Design and construction
- Architect: Alfred Audoul

= Cambodia House =

Cambodia House (Maison du Cambodge) is a student housing and cultural center located in the Cité internationale universitaire de Paris, in the 14th arrondissement. The center was built by French architect Alfred Audoul in the neoclassical style; it is ornamented with Khmer decorative elements. The Cambodia House was inaugurated in 1957, four years after Cambodia's independence.

In the 1970s, the center was the scene of tensions and clashes in the aftermath of the 1970 Cambodian coup d'état, and the establishment of the Khmer Republic. The Cambodia House was shut down for 30 years following the death of one of its residents in 1973. After major work carried out in the early 2000s, it has reopened for new students in 2004.

== History ==
The project of the Cambodia House was first mentioned in 1948, by King of Cambodia Norodom Sihanouk during an official trip to Paris. The project was formalized two years later by the Cambodian government and obtained the support of the High Commissioner of France in Indochina.

The Cambodia House was inaugurated on October 24, 1957, four years after Cambodia's independence, in the presence of then-French President René Coty and King Norodom Sihanouk. The house, which is open to French and foreign students, mainly welcomes Khmer students (85% of residents).

In the 1970s, the civil war in Cambodia caused strong tensions among the Cambodian students. On May 4, 1970, a student supporter of Prince Sihanouk was injured with a bottle. The next day, a Lebanese student was injured by a Cambodian student with a sword blow. On September 7 of the same year, three residents of the House of Cambodia were hospitalized.

On March 18, 1971, students supporters of the Phnom-Penh regime fired "with a rifle" or "with a slingshot" - depending on the versions - to "protect" a meeting celebrating the first anniversary of the 1970 coup. Four residents of the University City, including an English national, were injured.

The situation deteriorated at the start of the school year 1972–1973, with the arrival of highly politicized students supporting Prince Sihanouk. On January 7, clashes broke out between the administration of the House, supporters of the new Cambodian regime of Lon Nol, and students who were supporters of the National United Front of Kampuchea. The police intervened in the evening and arrested 27 students. However, violent clashes continued throughout the night, and ended with the death of a 24-year-old Cambodian student.

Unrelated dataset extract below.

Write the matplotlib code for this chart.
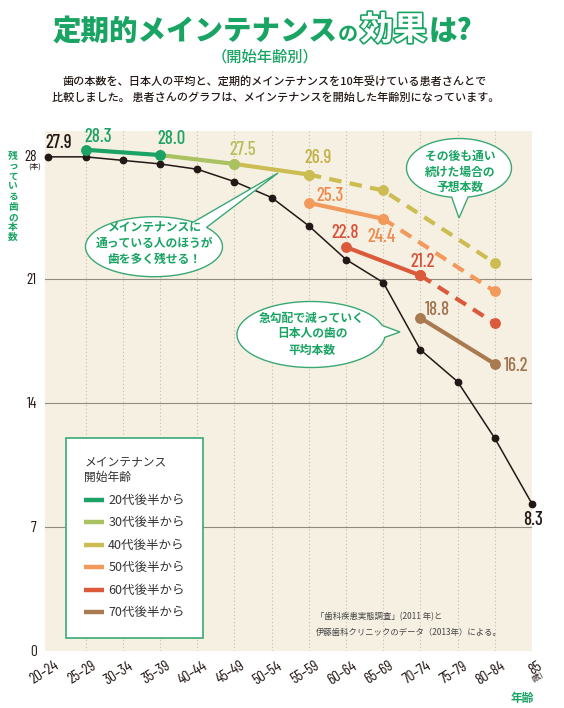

As a result of these events, the Cambodia House was closed for more than 30 years.

In April 2001, a memorandum of understanding was signed between the Kingdom of Cambodia, the Chancellery of Universities of Paris and the Cité internationale for the restoration of the Cambodia House. The House reopened its doors in 2004 after major work. 175 students were welcomed during the winter of 2004.

== Architecture ==
The design of the Cambodia House was assigned to the French architect Alfred Audoul. The building has both the distinctive features of the neoclassical architecture of the 1950s while adopting many Khmer decorative elements. Its foundations are striated with horizontal stripes, and evoke the temples of Angkor and two granite monkey sculptures at the entrance to the House represent the Hindu god Hanumān.